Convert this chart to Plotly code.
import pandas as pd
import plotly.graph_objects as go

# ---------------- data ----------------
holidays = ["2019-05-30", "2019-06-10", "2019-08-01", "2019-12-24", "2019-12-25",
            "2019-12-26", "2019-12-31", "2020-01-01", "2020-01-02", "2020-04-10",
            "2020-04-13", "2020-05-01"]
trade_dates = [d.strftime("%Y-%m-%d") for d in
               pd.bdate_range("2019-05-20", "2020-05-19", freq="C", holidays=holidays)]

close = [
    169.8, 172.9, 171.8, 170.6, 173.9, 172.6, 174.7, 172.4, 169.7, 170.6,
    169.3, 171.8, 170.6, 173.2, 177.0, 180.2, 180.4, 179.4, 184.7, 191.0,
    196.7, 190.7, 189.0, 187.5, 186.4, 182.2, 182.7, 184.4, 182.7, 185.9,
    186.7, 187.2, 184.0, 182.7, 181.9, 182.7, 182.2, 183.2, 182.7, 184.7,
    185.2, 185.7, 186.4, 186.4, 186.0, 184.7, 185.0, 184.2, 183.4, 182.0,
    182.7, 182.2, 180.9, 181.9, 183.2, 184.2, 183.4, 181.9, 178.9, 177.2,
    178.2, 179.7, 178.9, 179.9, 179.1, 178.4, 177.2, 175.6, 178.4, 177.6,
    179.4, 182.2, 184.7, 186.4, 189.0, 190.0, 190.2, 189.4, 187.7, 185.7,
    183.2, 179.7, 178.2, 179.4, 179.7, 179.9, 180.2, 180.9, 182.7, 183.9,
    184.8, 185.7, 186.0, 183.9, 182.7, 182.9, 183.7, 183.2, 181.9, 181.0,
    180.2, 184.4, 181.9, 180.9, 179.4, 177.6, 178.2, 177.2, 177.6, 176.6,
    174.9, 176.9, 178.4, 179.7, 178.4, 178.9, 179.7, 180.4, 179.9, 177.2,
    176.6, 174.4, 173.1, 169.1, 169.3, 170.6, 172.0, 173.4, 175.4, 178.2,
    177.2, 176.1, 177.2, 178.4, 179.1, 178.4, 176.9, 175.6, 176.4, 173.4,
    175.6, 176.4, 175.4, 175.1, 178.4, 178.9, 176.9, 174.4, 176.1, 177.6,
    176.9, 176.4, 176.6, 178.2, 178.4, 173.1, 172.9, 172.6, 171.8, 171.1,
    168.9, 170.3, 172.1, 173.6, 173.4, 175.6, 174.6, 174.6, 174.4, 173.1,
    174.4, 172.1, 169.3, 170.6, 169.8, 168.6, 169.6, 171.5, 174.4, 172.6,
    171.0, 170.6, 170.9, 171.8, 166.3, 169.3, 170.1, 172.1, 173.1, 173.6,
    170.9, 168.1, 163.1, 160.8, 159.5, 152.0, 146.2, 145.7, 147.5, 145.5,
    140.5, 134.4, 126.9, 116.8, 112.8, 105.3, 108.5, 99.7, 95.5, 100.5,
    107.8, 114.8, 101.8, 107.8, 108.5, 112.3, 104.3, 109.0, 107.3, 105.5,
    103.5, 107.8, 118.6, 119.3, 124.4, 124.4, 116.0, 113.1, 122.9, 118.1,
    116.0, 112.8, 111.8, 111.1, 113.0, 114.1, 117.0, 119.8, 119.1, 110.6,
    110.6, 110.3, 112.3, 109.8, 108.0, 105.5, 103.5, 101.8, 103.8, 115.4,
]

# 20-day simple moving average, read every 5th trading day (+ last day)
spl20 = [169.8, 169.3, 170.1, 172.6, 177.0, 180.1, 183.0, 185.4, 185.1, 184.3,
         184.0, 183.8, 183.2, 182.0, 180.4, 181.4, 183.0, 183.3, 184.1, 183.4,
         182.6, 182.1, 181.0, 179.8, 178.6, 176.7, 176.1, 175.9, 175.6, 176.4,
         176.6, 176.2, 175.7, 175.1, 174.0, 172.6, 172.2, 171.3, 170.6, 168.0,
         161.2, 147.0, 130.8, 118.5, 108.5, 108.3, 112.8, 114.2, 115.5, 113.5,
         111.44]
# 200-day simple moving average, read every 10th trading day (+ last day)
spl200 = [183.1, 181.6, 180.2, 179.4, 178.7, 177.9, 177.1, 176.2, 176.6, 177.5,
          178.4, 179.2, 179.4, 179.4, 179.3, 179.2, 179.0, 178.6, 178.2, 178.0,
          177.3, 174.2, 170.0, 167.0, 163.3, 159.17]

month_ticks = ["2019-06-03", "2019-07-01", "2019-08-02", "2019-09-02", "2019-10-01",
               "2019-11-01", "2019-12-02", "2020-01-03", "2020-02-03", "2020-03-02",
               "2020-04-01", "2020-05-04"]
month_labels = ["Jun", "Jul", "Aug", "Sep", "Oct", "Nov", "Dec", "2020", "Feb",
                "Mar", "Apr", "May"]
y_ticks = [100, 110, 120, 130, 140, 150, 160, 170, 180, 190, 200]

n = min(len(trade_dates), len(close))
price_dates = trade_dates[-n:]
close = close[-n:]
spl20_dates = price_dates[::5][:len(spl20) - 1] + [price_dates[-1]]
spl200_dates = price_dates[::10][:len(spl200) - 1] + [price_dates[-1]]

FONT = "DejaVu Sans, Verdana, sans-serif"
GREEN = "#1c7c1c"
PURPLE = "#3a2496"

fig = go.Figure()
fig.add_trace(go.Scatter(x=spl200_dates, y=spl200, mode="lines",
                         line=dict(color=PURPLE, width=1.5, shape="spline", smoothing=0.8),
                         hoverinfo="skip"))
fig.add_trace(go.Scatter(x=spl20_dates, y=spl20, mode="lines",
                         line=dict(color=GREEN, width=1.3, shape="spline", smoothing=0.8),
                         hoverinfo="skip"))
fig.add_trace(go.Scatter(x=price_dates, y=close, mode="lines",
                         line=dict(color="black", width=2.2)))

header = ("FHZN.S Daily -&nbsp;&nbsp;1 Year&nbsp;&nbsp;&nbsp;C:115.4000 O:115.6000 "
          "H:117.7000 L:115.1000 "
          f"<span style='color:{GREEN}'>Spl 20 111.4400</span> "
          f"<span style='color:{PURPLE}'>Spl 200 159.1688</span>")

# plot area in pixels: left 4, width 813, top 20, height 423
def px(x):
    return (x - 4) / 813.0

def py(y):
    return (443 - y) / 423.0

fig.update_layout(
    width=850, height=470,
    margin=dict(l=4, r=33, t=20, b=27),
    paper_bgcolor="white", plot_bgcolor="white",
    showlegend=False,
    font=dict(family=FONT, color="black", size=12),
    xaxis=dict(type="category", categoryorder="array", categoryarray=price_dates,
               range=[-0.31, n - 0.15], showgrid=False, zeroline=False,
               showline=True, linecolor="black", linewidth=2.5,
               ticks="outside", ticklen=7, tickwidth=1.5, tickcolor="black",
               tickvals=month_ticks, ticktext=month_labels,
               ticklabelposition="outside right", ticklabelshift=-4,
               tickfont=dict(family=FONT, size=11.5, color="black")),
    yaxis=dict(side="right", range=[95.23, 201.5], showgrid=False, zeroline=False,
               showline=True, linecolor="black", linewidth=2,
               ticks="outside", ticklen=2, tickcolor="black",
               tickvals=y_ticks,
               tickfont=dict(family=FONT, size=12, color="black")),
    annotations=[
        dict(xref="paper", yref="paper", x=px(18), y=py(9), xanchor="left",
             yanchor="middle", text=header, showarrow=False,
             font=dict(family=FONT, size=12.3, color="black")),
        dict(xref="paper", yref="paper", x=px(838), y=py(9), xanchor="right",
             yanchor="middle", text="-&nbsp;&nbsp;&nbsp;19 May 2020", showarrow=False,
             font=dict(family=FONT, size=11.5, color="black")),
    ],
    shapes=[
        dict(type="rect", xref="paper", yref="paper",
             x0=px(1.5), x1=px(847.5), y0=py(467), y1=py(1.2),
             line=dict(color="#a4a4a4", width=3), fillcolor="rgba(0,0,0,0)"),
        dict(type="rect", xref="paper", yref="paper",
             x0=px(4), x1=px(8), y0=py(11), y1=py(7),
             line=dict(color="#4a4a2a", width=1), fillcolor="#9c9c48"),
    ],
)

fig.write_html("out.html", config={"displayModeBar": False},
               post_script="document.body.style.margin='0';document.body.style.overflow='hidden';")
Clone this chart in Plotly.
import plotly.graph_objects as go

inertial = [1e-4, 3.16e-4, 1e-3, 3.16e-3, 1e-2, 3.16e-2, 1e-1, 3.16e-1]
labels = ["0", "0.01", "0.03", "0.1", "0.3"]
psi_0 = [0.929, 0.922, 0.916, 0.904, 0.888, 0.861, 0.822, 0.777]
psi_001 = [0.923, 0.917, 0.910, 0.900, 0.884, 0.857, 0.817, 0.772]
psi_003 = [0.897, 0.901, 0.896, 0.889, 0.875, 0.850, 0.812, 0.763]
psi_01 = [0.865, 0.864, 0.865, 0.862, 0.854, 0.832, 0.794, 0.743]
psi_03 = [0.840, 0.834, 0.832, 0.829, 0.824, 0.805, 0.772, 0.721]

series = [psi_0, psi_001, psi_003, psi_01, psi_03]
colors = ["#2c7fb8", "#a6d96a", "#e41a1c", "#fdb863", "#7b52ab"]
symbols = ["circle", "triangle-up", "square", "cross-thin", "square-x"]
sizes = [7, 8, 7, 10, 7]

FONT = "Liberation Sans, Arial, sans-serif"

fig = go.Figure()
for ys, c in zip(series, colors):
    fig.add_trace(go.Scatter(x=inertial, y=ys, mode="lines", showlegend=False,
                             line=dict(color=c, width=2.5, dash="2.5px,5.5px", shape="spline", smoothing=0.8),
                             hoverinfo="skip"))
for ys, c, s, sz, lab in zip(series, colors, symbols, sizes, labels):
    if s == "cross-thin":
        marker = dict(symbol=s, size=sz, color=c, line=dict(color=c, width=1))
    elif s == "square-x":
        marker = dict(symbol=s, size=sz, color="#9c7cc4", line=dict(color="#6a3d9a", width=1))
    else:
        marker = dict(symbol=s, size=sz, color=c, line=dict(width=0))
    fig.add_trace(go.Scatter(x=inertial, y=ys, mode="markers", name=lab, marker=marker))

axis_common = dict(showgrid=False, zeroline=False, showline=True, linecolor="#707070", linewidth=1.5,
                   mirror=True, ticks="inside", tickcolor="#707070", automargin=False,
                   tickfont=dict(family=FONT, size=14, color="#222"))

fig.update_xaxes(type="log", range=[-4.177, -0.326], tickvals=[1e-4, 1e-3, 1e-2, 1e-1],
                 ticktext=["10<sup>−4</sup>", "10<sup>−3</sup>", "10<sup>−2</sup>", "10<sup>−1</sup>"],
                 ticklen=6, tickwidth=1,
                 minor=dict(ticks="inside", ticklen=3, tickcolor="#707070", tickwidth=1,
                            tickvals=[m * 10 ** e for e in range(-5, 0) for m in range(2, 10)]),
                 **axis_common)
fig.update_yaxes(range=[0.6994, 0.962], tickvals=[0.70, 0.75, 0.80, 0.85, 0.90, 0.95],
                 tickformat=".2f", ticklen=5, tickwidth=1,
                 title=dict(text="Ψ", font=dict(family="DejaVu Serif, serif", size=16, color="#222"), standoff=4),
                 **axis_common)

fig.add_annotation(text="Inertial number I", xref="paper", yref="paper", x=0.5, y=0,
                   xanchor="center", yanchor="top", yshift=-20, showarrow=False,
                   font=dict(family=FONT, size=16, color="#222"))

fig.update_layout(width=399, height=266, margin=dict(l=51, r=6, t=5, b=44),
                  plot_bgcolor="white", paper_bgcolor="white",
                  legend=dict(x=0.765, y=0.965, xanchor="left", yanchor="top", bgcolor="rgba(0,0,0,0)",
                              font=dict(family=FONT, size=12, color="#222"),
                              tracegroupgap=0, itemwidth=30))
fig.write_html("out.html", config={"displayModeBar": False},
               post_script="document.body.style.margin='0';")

■ ■ ■

_Stated problem_
In the entries above, identify every line with the string "this".

_In response_
Convert this chart to Plotly code.
Clone this chart in Plotly.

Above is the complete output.